-- START OF Stored rows --

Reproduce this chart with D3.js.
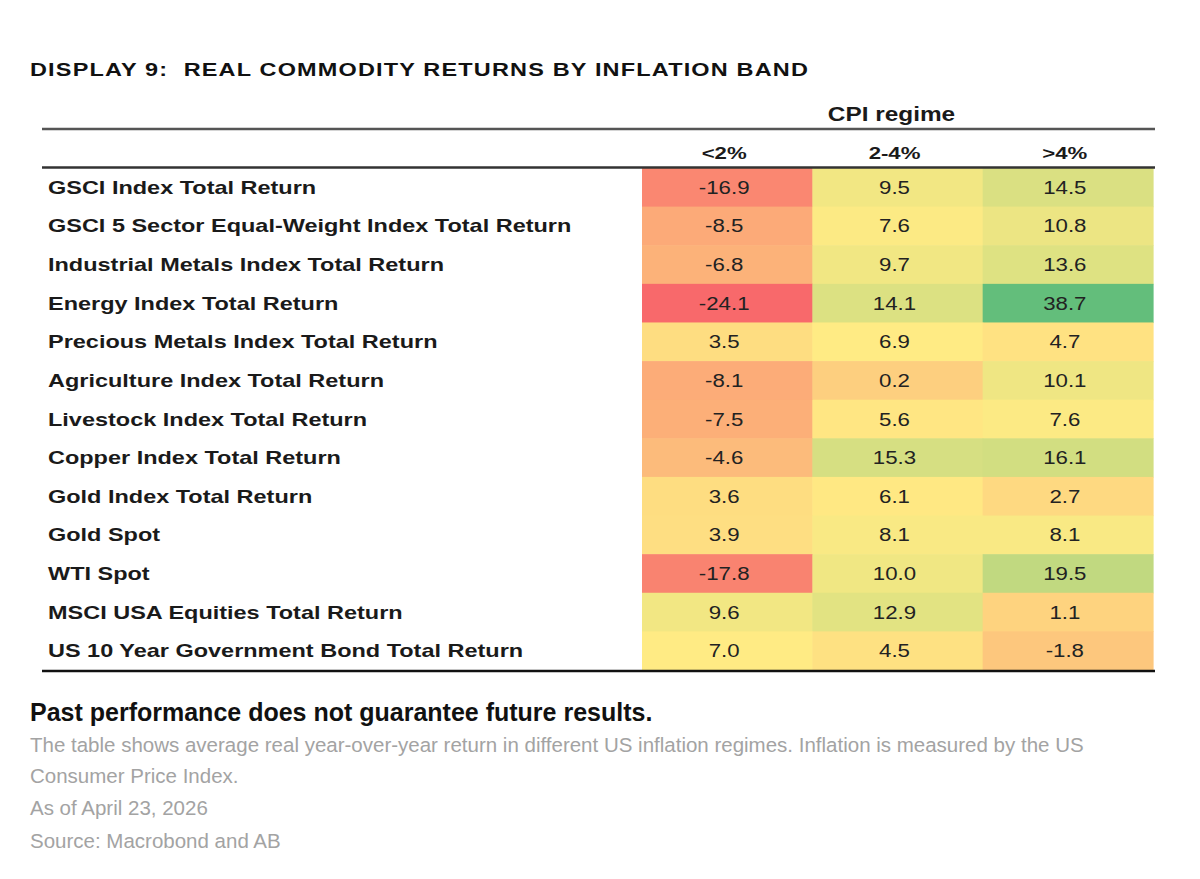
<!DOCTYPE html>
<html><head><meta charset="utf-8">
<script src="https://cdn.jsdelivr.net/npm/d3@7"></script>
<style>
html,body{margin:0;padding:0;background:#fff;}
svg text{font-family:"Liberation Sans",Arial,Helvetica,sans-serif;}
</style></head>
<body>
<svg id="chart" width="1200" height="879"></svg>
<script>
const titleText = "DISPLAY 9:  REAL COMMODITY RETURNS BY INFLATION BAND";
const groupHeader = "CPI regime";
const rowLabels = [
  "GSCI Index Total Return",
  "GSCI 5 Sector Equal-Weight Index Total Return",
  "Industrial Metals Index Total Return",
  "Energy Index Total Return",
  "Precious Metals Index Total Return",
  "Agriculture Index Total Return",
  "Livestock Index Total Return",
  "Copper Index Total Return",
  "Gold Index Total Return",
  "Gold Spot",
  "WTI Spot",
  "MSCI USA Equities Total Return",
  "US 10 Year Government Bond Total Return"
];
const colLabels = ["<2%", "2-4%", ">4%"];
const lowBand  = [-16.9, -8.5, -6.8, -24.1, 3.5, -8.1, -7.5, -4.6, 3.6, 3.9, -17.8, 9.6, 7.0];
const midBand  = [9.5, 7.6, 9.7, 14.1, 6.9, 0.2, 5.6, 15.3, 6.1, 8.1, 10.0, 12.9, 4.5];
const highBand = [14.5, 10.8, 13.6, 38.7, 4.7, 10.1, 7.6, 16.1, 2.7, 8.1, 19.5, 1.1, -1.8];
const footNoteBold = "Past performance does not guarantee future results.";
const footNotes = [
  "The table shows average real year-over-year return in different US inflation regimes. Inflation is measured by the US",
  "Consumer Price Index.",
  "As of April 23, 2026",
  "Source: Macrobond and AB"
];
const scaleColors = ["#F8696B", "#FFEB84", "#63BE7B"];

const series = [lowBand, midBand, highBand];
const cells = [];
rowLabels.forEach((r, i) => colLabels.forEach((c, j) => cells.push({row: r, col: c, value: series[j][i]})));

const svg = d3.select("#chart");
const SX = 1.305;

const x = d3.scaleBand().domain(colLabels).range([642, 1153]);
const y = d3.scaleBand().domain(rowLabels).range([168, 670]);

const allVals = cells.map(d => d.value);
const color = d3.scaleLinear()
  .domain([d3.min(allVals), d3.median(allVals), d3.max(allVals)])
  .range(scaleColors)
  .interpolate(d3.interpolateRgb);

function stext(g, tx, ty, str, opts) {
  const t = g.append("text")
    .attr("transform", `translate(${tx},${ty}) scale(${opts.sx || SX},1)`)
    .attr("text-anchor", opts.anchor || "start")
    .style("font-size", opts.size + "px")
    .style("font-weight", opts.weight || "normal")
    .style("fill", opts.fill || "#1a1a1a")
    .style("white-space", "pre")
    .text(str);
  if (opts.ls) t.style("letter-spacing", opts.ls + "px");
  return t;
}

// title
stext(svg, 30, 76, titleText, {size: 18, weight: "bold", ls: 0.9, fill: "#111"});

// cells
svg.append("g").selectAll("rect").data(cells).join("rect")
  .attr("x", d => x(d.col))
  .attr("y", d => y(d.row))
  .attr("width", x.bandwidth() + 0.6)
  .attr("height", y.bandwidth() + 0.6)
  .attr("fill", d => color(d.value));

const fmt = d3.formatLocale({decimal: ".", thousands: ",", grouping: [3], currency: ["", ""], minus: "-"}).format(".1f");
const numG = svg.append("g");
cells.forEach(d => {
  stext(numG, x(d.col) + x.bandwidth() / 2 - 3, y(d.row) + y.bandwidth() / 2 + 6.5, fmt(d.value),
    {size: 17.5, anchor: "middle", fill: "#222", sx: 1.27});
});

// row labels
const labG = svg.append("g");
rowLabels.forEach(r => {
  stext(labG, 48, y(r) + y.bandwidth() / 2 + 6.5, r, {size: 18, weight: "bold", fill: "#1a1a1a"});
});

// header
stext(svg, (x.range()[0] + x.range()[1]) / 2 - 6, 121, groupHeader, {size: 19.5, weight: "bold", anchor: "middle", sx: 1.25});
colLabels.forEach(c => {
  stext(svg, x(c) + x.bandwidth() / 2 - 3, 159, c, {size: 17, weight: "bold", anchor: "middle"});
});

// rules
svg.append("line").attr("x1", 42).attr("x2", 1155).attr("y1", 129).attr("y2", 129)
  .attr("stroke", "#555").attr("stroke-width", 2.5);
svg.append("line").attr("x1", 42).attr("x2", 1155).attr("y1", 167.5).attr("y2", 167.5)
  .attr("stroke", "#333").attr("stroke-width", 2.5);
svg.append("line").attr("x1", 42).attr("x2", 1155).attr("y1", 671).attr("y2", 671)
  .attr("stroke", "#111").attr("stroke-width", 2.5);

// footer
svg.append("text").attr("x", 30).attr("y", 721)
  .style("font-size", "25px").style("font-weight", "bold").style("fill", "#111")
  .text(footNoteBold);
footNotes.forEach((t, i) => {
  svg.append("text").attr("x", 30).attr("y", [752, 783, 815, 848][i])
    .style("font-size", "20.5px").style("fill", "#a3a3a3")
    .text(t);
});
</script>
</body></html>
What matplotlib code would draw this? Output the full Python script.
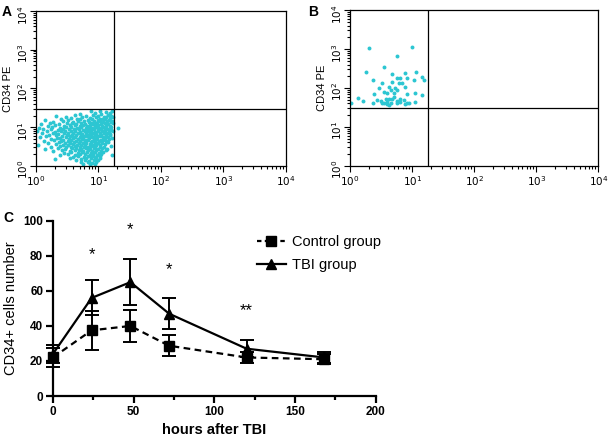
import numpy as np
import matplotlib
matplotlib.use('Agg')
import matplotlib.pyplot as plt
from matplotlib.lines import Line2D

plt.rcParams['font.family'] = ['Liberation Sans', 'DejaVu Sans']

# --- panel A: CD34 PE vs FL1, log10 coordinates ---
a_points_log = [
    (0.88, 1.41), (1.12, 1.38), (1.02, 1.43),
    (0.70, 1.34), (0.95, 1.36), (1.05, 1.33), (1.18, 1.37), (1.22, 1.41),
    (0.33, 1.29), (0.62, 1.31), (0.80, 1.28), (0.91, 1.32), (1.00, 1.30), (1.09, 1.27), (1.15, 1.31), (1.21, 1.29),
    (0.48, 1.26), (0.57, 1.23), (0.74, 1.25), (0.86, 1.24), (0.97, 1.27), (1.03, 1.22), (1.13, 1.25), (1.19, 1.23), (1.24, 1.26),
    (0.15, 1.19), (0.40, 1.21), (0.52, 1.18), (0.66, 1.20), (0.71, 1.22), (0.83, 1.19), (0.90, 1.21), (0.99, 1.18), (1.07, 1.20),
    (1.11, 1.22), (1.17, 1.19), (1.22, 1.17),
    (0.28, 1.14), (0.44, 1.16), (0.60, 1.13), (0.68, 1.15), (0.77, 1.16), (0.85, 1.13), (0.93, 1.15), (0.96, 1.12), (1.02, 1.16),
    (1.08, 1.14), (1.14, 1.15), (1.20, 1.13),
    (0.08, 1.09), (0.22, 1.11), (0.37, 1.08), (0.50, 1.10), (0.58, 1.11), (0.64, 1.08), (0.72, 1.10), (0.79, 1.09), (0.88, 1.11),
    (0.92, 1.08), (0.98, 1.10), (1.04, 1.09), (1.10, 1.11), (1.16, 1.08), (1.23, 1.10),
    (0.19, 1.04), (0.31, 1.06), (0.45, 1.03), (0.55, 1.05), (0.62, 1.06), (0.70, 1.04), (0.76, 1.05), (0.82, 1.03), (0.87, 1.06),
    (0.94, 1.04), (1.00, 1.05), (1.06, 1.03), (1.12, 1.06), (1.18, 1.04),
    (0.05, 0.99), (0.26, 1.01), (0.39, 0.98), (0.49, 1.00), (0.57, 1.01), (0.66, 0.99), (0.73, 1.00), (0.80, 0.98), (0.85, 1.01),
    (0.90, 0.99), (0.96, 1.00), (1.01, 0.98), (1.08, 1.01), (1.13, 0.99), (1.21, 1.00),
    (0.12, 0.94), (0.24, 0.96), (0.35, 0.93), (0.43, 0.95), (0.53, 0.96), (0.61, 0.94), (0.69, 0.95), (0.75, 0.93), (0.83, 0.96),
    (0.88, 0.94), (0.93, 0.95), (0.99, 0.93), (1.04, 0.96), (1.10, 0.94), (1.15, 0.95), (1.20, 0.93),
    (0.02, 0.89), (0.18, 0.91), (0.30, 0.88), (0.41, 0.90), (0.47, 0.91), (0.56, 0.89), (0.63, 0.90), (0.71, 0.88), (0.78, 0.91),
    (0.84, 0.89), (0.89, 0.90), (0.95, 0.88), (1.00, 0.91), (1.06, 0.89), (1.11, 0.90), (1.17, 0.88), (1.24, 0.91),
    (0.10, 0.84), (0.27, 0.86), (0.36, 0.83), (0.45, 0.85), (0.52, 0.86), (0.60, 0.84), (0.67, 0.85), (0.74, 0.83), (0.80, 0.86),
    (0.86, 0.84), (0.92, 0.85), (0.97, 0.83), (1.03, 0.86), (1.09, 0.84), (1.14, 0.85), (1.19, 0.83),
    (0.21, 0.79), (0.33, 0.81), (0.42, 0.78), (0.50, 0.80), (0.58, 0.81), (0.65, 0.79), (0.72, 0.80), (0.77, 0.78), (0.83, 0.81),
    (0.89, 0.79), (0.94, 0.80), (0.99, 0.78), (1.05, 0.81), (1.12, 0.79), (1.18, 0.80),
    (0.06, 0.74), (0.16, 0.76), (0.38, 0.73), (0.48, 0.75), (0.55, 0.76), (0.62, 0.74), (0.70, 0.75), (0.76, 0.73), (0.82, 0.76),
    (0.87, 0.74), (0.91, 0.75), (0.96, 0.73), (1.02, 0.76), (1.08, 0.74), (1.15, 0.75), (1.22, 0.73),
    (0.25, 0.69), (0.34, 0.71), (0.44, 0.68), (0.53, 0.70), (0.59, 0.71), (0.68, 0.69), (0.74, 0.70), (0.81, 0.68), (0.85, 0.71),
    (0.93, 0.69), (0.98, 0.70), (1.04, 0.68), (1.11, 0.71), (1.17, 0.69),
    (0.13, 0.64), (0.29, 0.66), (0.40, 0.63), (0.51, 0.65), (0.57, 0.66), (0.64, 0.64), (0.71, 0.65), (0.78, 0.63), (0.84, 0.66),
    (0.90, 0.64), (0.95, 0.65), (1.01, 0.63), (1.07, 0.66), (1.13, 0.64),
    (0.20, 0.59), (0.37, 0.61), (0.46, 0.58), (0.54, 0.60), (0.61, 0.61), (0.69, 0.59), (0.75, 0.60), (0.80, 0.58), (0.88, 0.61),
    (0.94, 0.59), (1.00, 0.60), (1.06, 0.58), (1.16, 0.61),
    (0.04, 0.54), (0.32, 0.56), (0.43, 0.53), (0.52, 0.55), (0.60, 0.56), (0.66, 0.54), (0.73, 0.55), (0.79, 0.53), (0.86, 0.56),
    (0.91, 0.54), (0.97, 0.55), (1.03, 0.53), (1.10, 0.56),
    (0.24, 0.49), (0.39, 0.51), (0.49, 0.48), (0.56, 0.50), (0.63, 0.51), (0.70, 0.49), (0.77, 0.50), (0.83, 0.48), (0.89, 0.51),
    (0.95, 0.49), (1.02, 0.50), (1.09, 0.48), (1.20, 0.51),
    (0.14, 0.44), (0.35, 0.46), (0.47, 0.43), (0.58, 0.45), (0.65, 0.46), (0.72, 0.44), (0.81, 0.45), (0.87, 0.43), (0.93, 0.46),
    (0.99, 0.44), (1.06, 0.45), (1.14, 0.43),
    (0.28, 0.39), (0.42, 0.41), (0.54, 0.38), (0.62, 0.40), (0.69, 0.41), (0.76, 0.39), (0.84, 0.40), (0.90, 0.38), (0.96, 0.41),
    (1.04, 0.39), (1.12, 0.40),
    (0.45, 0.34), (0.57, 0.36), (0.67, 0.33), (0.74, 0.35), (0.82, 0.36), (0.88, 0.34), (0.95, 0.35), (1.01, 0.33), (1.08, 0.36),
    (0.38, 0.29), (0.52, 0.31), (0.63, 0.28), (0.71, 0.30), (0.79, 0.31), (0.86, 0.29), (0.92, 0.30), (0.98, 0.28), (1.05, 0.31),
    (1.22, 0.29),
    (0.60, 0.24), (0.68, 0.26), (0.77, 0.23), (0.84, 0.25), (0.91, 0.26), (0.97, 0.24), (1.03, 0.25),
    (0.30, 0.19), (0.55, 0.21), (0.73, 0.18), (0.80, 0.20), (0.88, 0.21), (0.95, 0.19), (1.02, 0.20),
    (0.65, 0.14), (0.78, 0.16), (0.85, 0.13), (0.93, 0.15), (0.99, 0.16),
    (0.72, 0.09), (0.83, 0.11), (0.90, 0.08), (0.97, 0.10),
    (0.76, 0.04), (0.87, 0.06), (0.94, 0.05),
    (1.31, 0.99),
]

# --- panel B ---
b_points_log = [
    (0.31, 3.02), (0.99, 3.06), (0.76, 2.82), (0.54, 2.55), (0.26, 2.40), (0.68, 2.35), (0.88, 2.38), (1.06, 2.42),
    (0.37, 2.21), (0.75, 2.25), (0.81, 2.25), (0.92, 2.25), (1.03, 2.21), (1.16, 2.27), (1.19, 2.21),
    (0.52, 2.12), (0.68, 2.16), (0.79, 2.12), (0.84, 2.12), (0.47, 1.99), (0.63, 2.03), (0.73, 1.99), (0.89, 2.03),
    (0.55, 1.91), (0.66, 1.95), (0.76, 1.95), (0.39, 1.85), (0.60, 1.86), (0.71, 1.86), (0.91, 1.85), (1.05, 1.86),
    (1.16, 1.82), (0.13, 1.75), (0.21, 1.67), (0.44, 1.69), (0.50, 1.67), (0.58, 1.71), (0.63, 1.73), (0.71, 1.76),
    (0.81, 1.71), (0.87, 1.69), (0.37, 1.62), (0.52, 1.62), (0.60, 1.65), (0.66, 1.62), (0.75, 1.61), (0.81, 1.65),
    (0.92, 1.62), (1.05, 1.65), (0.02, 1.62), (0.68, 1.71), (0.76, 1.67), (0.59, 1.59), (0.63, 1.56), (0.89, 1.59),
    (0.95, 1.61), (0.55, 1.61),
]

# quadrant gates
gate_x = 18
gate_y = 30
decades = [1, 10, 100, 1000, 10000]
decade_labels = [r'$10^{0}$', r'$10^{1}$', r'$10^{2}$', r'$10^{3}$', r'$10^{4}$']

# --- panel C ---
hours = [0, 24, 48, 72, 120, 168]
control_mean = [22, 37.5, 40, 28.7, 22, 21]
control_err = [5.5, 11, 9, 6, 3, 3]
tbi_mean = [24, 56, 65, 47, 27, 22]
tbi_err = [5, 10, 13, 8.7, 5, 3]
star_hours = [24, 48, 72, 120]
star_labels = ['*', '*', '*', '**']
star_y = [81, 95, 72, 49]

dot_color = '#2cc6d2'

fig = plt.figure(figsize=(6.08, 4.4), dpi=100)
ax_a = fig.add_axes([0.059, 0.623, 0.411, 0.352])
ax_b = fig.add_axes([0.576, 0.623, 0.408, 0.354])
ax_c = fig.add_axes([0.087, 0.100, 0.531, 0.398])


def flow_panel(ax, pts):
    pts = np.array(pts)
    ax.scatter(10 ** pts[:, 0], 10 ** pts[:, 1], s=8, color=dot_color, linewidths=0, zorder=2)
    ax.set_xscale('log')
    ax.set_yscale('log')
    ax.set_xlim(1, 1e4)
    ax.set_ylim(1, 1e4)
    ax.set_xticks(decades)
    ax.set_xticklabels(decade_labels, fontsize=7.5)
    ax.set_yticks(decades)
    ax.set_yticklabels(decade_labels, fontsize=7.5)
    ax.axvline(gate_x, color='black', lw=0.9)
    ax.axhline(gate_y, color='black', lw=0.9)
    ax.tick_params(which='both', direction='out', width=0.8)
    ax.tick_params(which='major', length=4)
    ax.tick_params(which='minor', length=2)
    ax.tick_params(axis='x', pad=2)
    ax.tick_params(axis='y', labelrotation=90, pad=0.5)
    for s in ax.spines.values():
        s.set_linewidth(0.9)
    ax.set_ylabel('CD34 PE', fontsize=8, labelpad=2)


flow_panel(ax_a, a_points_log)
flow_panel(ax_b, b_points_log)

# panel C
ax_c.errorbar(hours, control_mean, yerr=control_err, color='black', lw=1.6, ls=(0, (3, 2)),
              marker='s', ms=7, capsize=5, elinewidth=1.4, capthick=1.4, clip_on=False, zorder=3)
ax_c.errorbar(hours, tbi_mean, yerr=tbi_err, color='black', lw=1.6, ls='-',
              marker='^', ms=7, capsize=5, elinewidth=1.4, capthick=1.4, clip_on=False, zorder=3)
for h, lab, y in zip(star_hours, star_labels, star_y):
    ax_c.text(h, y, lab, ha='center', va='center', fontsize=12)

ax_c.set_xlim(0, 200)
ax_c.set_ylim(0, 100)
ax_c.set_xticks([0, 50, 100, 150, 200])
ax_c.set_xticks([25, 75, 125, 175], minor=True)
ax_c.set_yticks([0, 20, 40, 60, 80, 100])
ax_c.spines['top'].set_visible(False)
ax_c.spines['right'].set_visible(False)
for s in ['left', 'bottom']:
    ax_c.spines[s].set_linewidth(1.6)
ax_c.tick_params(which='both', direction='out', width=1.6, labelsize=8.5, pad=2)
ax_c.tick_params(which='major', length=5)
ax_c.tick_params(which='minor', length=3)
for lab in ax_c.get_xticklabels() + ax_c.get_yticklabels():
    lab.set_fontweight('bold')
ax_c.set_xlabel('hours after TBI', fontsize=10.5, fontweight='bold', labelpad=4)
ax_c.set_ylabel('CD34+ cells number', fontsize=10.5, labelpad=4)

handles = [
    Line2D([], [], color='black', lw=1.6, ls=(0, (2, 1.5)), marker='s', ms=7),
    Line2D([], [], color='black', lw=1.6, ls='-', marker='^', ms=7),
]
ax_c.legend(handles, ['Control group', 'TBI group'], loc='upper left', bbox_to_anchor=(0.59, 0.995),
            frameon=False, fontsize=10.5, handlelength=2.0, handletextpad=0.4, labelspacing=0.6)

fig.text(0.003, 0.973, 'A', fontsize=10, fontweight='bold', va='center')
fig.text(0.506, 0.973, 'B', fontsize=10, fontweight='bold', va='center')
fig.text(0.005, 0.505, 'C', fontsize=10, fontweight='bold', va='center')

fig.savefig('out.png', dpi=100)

-- END OF Stored rows --

**Aim of the task**
Except for the pictures, write out exactly the lines from the line that contains "What matplotlib code" through the line that contains "plt.rcParams['font.family'] = ['Liberation", including both.

**Result below**
What matplotlib code would draw this? Output the full Python script.
import numpy as np
import matplotlib
matplotlib.use('Agg')
import matplotlib.pyplot as plt
from matplotlib.lines import Line2D

plt.rcParams['font.family'] = ['Liberation Sans', 'DejaVu Sans']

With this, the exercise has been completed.